# Provided records
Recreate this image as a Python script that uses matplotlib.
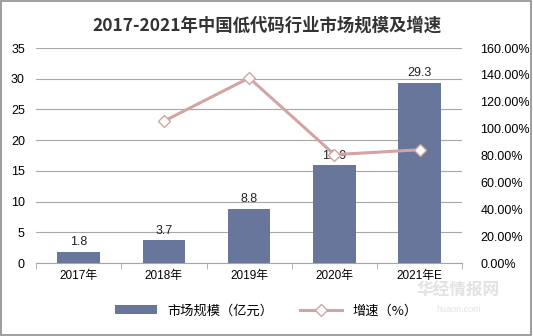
import matplotlib
matplotlib.use("Agg")
import matplotlib.pyplot as plt
import numpy as np
from matplotlib.patches import Rectangle

plt.rcParams["font.family"] = ["Liberation Sans", "Noto Sans CJK SC", "DejaVu Sans"]

years = ["2017年", "2018年", "2019年", "2020年", "2021年E"]
market_size = [1.8, 3.7, 8.8, 15.9, 29.3]
growth = [None, 105.6, 137.8, 80.7, 84.3]

BAR_COLOR = "#67769a"
LINE_COLOR = "#d4a4a4"
GRID_COLOR = "#a6a6a6"

fig = plt.figure(figsize=(5.33, 3.36), dpi=100)
fig.patches.append(Rectangle((0.002, 0.004), 0.995, 0.992, transform=fig.transFigure,
                             fill=False, edgecolor="#8c8c8c", linewidth=1.2))

ax = fig.add_axes([0.0675, 0.217, 0.80, 0.64])
x = np.arange(len(years))
bars = ax.bar(x, market_size, width=0.5, color=BAR_COLOR, zorder=2)
for xi, v in zip(x, market_size):
    ax.text(xi, v + 0.6, f"{v}", ha="center", va="bottom", fontsize=9, color="#222222", zorder=5)

ax.set_ylim(0, 35)
ax.set_yticks(np.arange(0, 36, 5))
ax.set_xlim(-0.5, len(years) - 0.5)
ax.set_xticks(x)
ax.set_xticklabels(years, fontsize=8.5)
ax.set_xticks(np.arange(-0.5, len(years), 1), minor=True)
ax.tick_params(axis="x", which="major", length=0, pad=5)
ax.tick_params(axis="x", which="minor", length=4, color=GRID_COLOR)
ax.tick_params(axis="y", length=0, labelsize=9, pad=8)
ax.grid(axis="y", color=GRID_COLOR, linewidth=0.8, zorder=0)
for s in ["top", "right", "left"]:
    ax.spines[s].set_visible(False)
ax.spines["bottom"].set_color(GRID_COLOR)

ax2 = ax.twinx()
gx = [xi for xi, g in zip(x, growth) if g is not None]
gy = [g for g in growth if g is not None]
ax2.plot(gx, gy, color=LINE_COLOR, linewidth=2.2, marker="D", markersize=6,
         markerfacecolor="white", markeredgecolor=LINE_COLOR, markeredgewidth=1, zorder=4)
ax2.set_ylim(0, 160)
ax2.set_yticks(np.arange(0, 161, 20))
ax2.set_yticklabels([f"{v:.2f}%" for v in np.arange(0, 161, 20)], fontsize=9)
ax2.tick_params(axis="y", length=0, pad=13)
for s in ["top", "right", "left", "bottom"]:
    ax2.spines[s].set_visible(False)

fig.text(0.5, 0.925, "2017-2021年中国低代码行业市场规模及增速", ha="center", va="center",
         fontsize=12.5, fontweight="bold", color="#333333",
         family=["Noto Sans CJK SC", "DejaVu Sans"])

handles = [bars, ax2.get_lines()[0]]
fig.legend(handles, ["市场规模（亿元）", "增速（%）"], loc="center", bbox_to_anchor=(0.5, 0.075),
           ncol=2, frameon=False, handlelength=3.2, columnspacing=2.0,
           prop={"family": ["Noto Sans CJK SC", "DejaVu Sans"], "size": 9.5})

# watermark
fig.text(0.86, 0.118, "华经情报网", fontsize=12, color="#e2e2e2", fontweight="bold", ha="center",
         zorder=0, family=["Noto Sans CJK SC"])
fig.text(0.86, 0.07, "huaon.com", fontsize=6.5, color="#e2e2e2", ha="center", zorder=0)

fig.savefig("out.png", dpi=100)
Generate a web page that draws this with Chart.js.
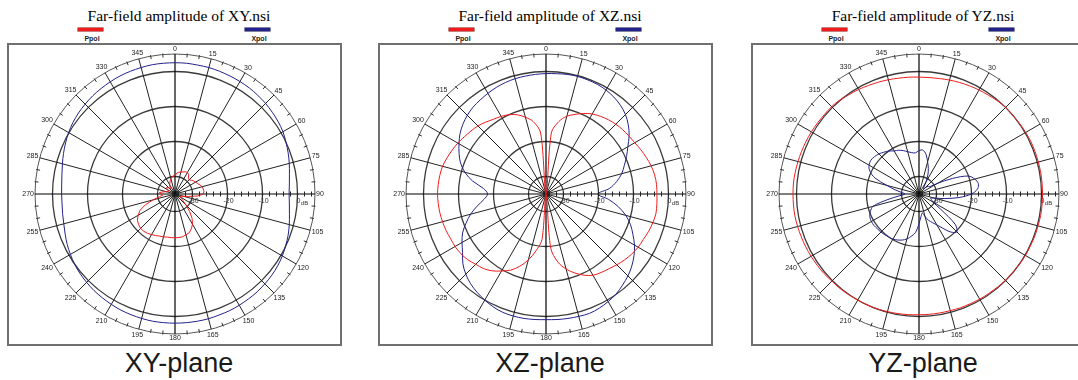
<!DOCTYPE html>
<html><head><meta charset="utf-8">
<script src="https://cdn.jsdelivr.net/npm/chart.js@4.4.1/dist/chart.umd.min.js"></script>
<style>
html,body{margin:0;padding:0;background:#fff;}
body{width:1078px;height:380px;overflow:hidden;position:relative;}
.panel{position:absolute;top:0;width:335px;height:380px;}
.title{position:absolute;left:-3px;width:350px;top:7px;line-height:17px;text-align:center;font-family:"Liberation Serif",serif;font-size:15.5px;color:#000;white-space:nowrap;}
.frame{position:absolute;left:0;top:43px;width:335px;height:303px;border:2px solid #707070;box-sizing:border-box;}
canvas{position:absolute;left:0;top:43px;}
.lg-bar{position:absolute;top:28px;width:25px;height:3px;}
.lg-text{position:absolute;top:35px;width:40px;line-height:8px;text-align:center;font-family:"Liberation Sans",sans-serif;font-size:7px;font-weight:bold;color:#222;}
.caption{position:absolute;left:-3px;width:350px;top:348px;line-height:31px;text-align:center;font-family:"Liberation Sans",sans-serif;font-size:27px;color:#1a1a1a;white-space:nowrap;}
</style></head>
<body>
<script>
// ---------- data ----------
const ANGLES = [0,5,10,15,20,25,30,35,40,45,50,55,60,65,70,75,80,85,90,95,100,105,110,115,120,125,130,135,140,145,150,155,160,165,170,175,
180,185,190,195,200,205,210,215,220,225,230,235,240,245,250,255,260,265,270,275,280,285,290,295,300,305,310,315,320,325,330,335,340,345,350,355];

const SERIES_NAMES = ['Ppol', 'Xpol'];
const PANEL_TITLES = ['Far-field amplitude of XY.nsi', 'Far-field amplitude of XZ.nsi', 'Far-field amplitude of YZ.nsi'];
const PANEL_CAPTIONS = ['XY-plane', 'XZ-plane', 'YZ-plane'];

const XY_PPOL = [-29.8,-29.0,-28.7,-28.5,-28.3,-28.0,-27.9,-28.2,-29.0,-29.3,-28.9,-28.5,-28.2,-27.9,-27.4,-27.0,-26.8,-26.7,
-26.9,-28.5,-31.0,-32.5,-33.0,-33.5,-33.2,-32.8,-32.0,-30.5,-28.5,-26.5,-25.0,-24.0,-23.2,-22.9,-22.6,-22.5,
-22.5,-22.5,-22.5,-22.3,-22.2,-21.9,-21.6,-21.3,-21.1,-21.1,-21.4,-21.9,-22.8,-24.0,-26.0,-28.5,-30.5,-31.5,
-31.0,-30.5,-31.5,-32.5,-33.0,-33.0,-32.5,-32.0,-32.0,-32.5,-33.0,-32.5,-32.0,-31.5,-31.0,-30.5,-30.0,-29.8];
const XY_XPOL = [2.5,2.5,2.4,2.4,2.3,2.2,2.1,2.0,1.8,1.6,1.3,1.0,0.6,0.0,-0.6,-1.2,-1.8,-2.2,
-2.4,-2.2,-1.8,-1.2,-0.6,-0.1,0.4,0.8,1.1,1.3,1.5,1.6,1.7,1.8,1.8,1.9,1.9,1.9,
1.9,1.9,1.9,1.8,1.7,1.6,1.4,1.2,1.0,0.7,0.4,0.0,-0.5,-1.0,-1.6,-2.1,-2.4,-2.6,
-2.6,-2.5,-2.2,-1.7,-1.1,-0.5,0.1,0.6,1.0,1.3,1.6,1.8,2.0,2.2,2.3,2.4,2.5,2.5];

const XZ_PPOL = [-35,-17.5,-14.0,-12.0,-10.8,-9.6,-8.6,-7.9,-7.3,-6.8,-6.4,-6.1,-5.7,-5.1,-4.5,-3.9,-3.5,-3.3,
-3.3,-3.2,-3.1,-3.4,-3.8,-4.3,-4.6,-5.1,-5.7,-6.4,-7.1,-7.6,-8.2,-9.4,-11.0,-12.8,-15.2,-19.5,
-35,-22.0,-18.5,-15.5,-13.0,-11.0,-9.6,-8.2,-7.2,-6.6,-5.8,-5.3,-5.0,-4.9,-4.6,-4.4,-4.2,-4.1,
-4.0,-4.1,-4.2,-4.4,-4.9,-5.4,-5.9,-6.5,-7.0,-7.5,-8.2,-8.9,-9.4,-10.0,-10.9,-12.3,-14.0,-17.5];
const XZ_XPOL = [-0.6,-0.5,-0.3,-0.2,-0.3,-0.4,-0.7,-1.2,-1.9,-2.9,-4.3,-6.0,-8.0,-9.6,-11.2,-12.6,-14.5,-16.8,
-20.2,-17.0,-14.0,-11.4,-9.3,-7.6,-5.8,-4.3,-3.0,-1.9,-1.0,-0.1,0.5,1.0,1.3,1.2,1.1,1.0,
0.9,1.0,1.1,1.1,1.0,0.6,0.0,-0.7,-1.5,-2.6,-4.0,-5.9,-7.3,-8.7,-10.7,-12.7,-15.0,-17.2,
-18.3,-17.1,-13.7,-11.0,-9.0,-7.6,-6.3,-5.0,-4.0,-3.2,-2.6,-2.2,-1.8,-1.4,-1.1,-0.9,-0.8,-0.7];

const YZ_PPOL = [-1.6,-1.6,-1.5,-1.3,-1.1,-0.9,-0.7,-0.5,-0.2,0.0,0.0,0.1,0.2,0.3,0.3,0.3,0.3,0.3,
0.3,0.3,0.3,0.2,0.2,0.1,0.1,0.0,-0.1,-0.1,-0.2,-0.3,-0.3,-0.4,-0.4,-0.5,-0.5,-0.5,
-0.5,-0.4,-0.3,-0.2,-0.1,0.0,0.0,0.1,0.2,0.2,0.4,0.5,0.6,0.7,0.8,0.9,1.0,1.0,
1.0,1.0,0.9,0.8,0.7,0.6,0.5,0.4,0.3,0.3,0.1,-0.3,-0.5,-0.8,-1.0,-1.2,-1.4,-1.5];
const YZ_XPOL = [-22.6,-22.4,-23.5,-25.5,-27.2,-29.0,-31.0,-32.5,-33.0,-32.5,-31.5,-31.5,-29.0,-24.5,-20.0,-18.5,-17.8,-18.2,
-20.0,-23.5,-27.5,-30.5,-31.5,-31.0,-30.5,-27.5,-21.5,-19.7,-20.8,-23.0,-24.8,-26.0,-27.0,-28.3,-29.5,-28.5,
-26.5,-24.0,-22.8,-21.7,-21.0,-20.5,-20.1,-20.0,-19.8,-19.6,-19.5,-19.3,-19.3,-19.5,-20.2,-21.4,-26.0,-29.5,
-31.0,-30.0,-28.0,-25.5,-21.6,-19.5,-18.5,-18.2,-18.4,-18.8,-19.4,-20.0,-20.8,-21.2,-21.8,-22.5,-23.0,-23.2];

const RING_TICKS = [-35, -30, -20, -10, 0, 5];
const DB_LABELS = [-30, -20, -10, 0];
const AXIS_MINOR_TICKS = [-34,-32,-30,-28,-26,-24,-22,-20,-18,-16,-14,-12,-10,-8,-6,-4,-2,0,2,4];

// ---------- drawing ----------
const PANEL_LEFT = [7, 378, 751];
const COLORS = ['#f01c1c', '#22228a'];
const LEGEND_BAR_X = [71, 238];

const polarDecor = {
  id: 'polarDecor',
  afterDraw(chart) {
    const s = chart.scales.r, ctx = chart.ctx;
    const R = s.drawingArea, cx = s.xCenter, cy = s.yCenter;
    const labels = s.getLabels();
    ctx.save();
    // minor ticks on outer circle every 5 degrees
    ctx.strokeStyle = '#333'; ctx.lineWidth = 1;
    labels.forEach((lab, i) => {
      if (lab % 15 === 0) return;
      const a = s.getPointPosition(i, R - 3), b = s.getPointPosition(i, R + 1);
      ctx.beginPath(); ctx.moveTo(a.x, a.y); ctx.lineTo(b.x, b.y); ctx.stroke();
    });
    // angle labels
    ctx.font = '7px "Liberation Sans", sans-serif';
    ctx.fillStyle = '#222'; ctx.textAlign = 'center'; ctx.textBaseline = 'middle';
    labels.forEach((lab, i) => {
      if (lab % 15 !== 0) return;
      const t = String(lab), w = ctx.measureText(t).width, h = 7;
      const u = s.getPointPosition(i, 1);
      const ux = u.x - cx, uy = u.y - cy;
      const half = Math.abs(ux) * w / 2 + Math.abs(uy) * h / 2;
      const q = s.getPointPosition(i, R + 1 + half);
      ctx.fillText(t, q.x, q.y);
    });
    // minor ticks along the 90 degree axis
    const i90 = labels.indexOf(90);
    ctx.strokeStyle = '#222'; ctx.lineWidth = 1;
    AXIS_MINOR_TICKS.forEach(v => {
      const p = s.getPointPosition(i90, s.getDistanceFromCenterForValue(v));
      ctx.beginPath(); ctx.moveTo(p.x, p.y - 2.5); ctx.lineTo(p.x, p.y + 2.5); ctx.stroke();
    });
    // dB labels
    ctx.fillStyle = '#333';
    DB_LABELS.forEach(v => {
      const p = s.getPointPosition(i90, s.getDistanceFromCenterForValue(v));
      ctx.font = '7px "Liberation Sans", sans-serif';
      ctx.fillText(String(v), p.x + 1, p.y + 7);
      if (v === 0) {
        ctx.font = '6px "Liberation Sans", sans-serif';
        ctx.fillText('dB', p.x + 7, p.y + 9);
      }
    });
    ctx.restore();
  }
};

function makePanel(k, ppol, xpol, tensions) {
  const panel = document.createElement('div');
  panel.className = 'panel';
  panel.style.left = PANEL_LEFT[k] + 'px';
  document.body.appendChild(panel);

  const title = document.createElement('div');
  title.className = 'title'; title.textContent = PANEL_TITLES[k];
  panel.appendChild(title);

  const frame = document.createElement('div');
  frame.className = 'frame';
  panel.appendChild(frame);

  const canvas = document.createElement('canvas');
  canvas.width = 335; canvas.height = 303;
  canvas.style.width = '335px'; canvas.style.height = '303px';
  panel.appendChild(canvas);

  const cap = document.createElement('div');
  cap.className = 'caption'; cap.textContent = PANEL_CAPTIONS[k];
  panel.appendChild(cap);

  const datasets = [ppol, xpol].map((d, j) => ({
    label: SERIES_NAMES[j],
    data: d,
    borderColor: COLORS[j],
    backgroundColor: COLORS[j],
    borderWidth: 1,
    pointRadius: 0,
    fill: false,
    tension: tensions[j]
  }));

  // legend
  datasets.forEach((ds, j) => {
    const bar = document.createElement('div');
    bar.className = 'lg-bar';
    bar.style.left = LEGEND_BAR_X[j] + 'px';
    bar.style.background = ds.borderColor;
    bar.style.boxShadow = '0 0 0 0.5px ' + (j === 0 ? '#8a0000' : '#000040');
    panel.appendChild(bar);
    const t = document.createElement('div');
    t.className = 'lg-text';
    t.style.left = (LEGEND_BAR_X[j] + 13 - 20 + 1) + 'px';
    t.textContent = ds.label;
    panel.appendChild(t);
  });

  new Chart(canvas, {
    type: 'radar',
    data: { labels: ANGLES, datasets },
    options: {
      responsive: false,
      animation: false,
      devicePixelRatio: 1,
      layout: { padding: { left: 28, right: 27, top: 11, bottom: 12 } },
      plugins: { legend: { display: false }, tooltip: { enabled: false } },
      scales: {
        r: {
          min: -35, max: 5,
          startAngle: 0,
          afterBuildTicks: sc => { sc.ticks = RING_TICKS.map(v => ({ value: v })); },
          ticks: { display: false },
          grid: {
            circular: true,
            color: c => (c.tick && c.tick.value === 5) ? '#555' : '#3a3a3a',
            lineWidth: c => (c.tick && c.tick.value === 5) ? 1 : 1.3
          },
          angleLines: {
            color: c => (ANGLES[c.index] % 90 === 0) ? '#000' : '#222',
            lineWidth: c => (ANGLES[c.index] % 90 === 0) ? 1.2 : (ANGLES[c.index] % 15 === 0 ? 1 : 0)
          },
          pointLabels: { display: false }
        }
      }
    },
    plugins: [polarDecor]
  });
}

makePanel(0, XY_PPOL, XY_XPOL, [0, 0.33]);
makePanel(1, XZ_PPOL, XZ_XPOL, [0.33, 0.33]);
makePanel(2, YZ_PPOL, YZ_XPOL, [0.33, 0.33]);
</script>
</body></html>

# What you need to do
In the records above, locate each line with the word "script". Copy all such lines.

# Solution below
Recreate this image as a Python script that uses matplotlib.
<script src="https://cdn.jsdelivr.net/npm/chart.js@4.4.1/dist/chart.umd.min.js"></script>
<script>
</script>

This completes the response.